Given information:
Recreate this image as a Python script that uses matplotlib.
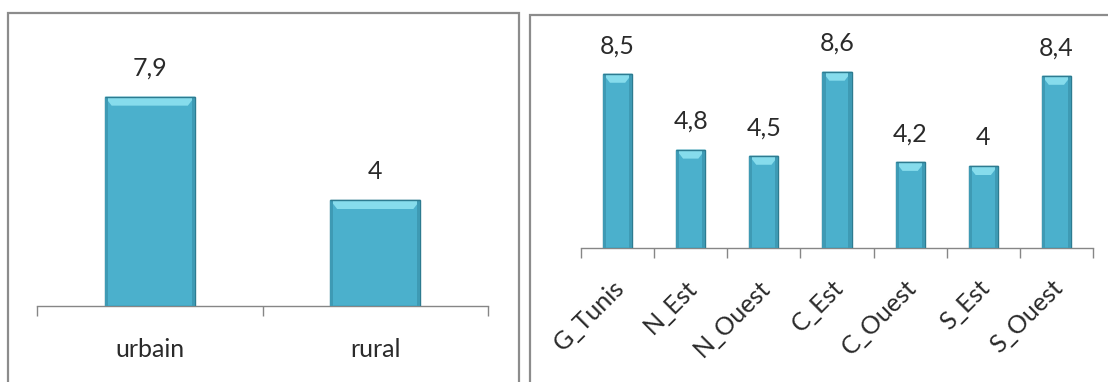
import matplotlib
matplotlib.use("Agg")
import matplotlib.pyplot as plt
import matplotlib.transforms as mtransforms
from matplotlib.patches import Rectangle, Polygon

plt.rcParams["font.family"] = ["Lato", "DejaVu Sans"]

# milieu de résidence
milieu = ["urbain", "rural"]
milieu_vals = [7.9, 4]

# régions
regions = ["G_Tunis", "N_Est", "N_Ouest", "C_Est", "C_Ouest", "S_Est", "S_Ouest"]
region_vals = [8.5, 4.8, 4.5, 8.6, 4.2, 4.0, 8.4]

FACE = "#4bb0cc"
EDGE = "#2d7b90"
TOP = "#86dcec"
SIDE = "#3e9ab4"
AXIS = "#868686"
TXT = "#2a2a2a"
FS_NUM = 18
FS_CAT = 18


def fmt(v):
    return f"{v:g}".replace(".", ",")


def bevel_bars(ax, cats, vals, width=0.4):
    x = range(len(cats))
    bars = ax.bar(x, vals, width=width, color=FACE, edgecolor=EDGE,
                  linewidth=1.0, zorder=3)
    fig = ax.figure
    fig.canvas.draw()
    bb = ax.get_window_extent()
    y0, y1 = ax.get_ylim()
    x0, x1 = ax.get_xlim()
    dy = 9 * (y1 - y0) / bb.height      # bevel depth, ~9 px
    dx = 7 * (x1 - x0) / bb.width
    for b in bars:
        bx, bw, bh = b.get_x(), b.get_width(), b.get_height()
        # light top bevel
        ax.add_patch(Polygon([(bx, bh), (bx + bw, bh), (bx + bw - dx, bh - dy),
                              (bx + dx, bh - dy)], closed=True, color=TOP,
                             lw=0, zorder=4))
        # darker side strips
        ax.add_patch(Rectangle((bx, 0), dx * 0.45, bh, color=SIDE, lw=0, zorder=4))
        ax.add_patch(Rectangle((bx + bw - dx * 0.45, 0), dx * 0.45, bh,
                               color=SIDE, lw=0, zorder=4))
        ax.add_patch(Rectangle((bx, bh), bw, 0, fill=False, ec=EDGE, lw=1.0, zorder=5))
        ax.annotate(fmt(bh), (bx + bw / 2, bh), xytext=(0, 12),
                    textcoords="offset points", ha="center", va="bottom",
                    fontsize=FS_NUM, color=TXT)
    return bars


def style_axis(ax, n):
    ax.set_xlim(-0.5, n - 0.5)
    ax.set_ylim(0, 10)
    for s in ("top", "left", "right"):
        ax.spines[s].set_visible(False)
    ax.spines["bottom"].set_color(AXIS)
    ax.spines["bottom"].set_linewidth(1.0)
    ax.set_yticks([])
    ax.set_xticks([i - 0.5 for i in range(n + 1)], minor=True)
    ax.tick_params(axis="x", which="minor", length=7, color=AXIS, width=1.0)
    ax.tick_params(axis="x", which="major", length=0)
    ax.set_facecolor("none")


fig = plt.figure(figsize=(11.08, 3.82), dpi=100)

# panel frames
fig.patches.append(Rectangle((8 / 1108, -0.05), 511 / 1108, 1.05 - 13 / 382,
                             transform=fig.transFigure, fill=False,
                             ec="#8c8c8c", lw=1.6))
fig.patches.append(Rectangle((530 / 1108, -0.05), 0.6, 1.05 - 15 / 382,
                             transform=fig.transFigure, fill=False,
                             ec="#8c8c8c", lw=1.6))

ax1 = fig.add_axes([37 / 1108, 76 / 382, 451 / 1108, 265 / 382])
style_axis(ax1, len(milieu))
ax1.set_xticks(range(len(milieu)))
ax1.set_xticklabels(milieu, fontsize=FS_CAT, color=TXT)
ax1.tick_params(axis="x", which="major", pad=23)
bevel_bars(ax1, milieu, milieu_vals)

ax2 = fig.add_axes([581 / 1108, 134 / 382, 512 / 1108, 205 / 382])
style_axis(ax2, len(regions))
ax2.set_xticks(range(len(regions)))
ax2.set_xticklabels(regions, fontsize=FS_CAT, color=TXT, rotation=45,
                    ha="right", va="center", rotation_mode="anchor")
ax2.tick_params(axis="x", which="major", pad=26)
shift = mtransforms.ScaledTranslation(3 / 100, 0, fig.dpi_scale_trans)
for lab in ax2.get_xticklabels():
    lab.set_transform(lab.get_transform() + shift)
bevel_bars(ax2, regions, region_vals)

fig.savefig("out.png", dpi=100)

What the exercise asks: Skip every picture and return the lines above from the top through the one that contains "region_vals = [8.5, 4.8, 4.5, 8.6, 4.2, 4.0, 8.4]".

Answer to this problem:
Recreate this image as a Python script that uses matplotlib.
import matplotlib
matplotlib.use("Agg")
import matplotlib.pyplot as plt
import matplotlib.transforms as mtransforms
from matplotlib.patches import Rectangle, Polygon

plt.rcParams["font.family"] = ["Lato", "DejaVu Sans"]

# milieu de résidence
milieu = ["urbain", "rural"]
milieu_vals = [7.9, 4]

# régions
regions = ["G_Tunis", "N_Est", "N_Ouest", "C_Est", "C_Ouest", "S_Est", "S_Ouest"]
region_vals = [8.5, 4.8, 4.5, 8.6, 4.2, 4.0, 8.4]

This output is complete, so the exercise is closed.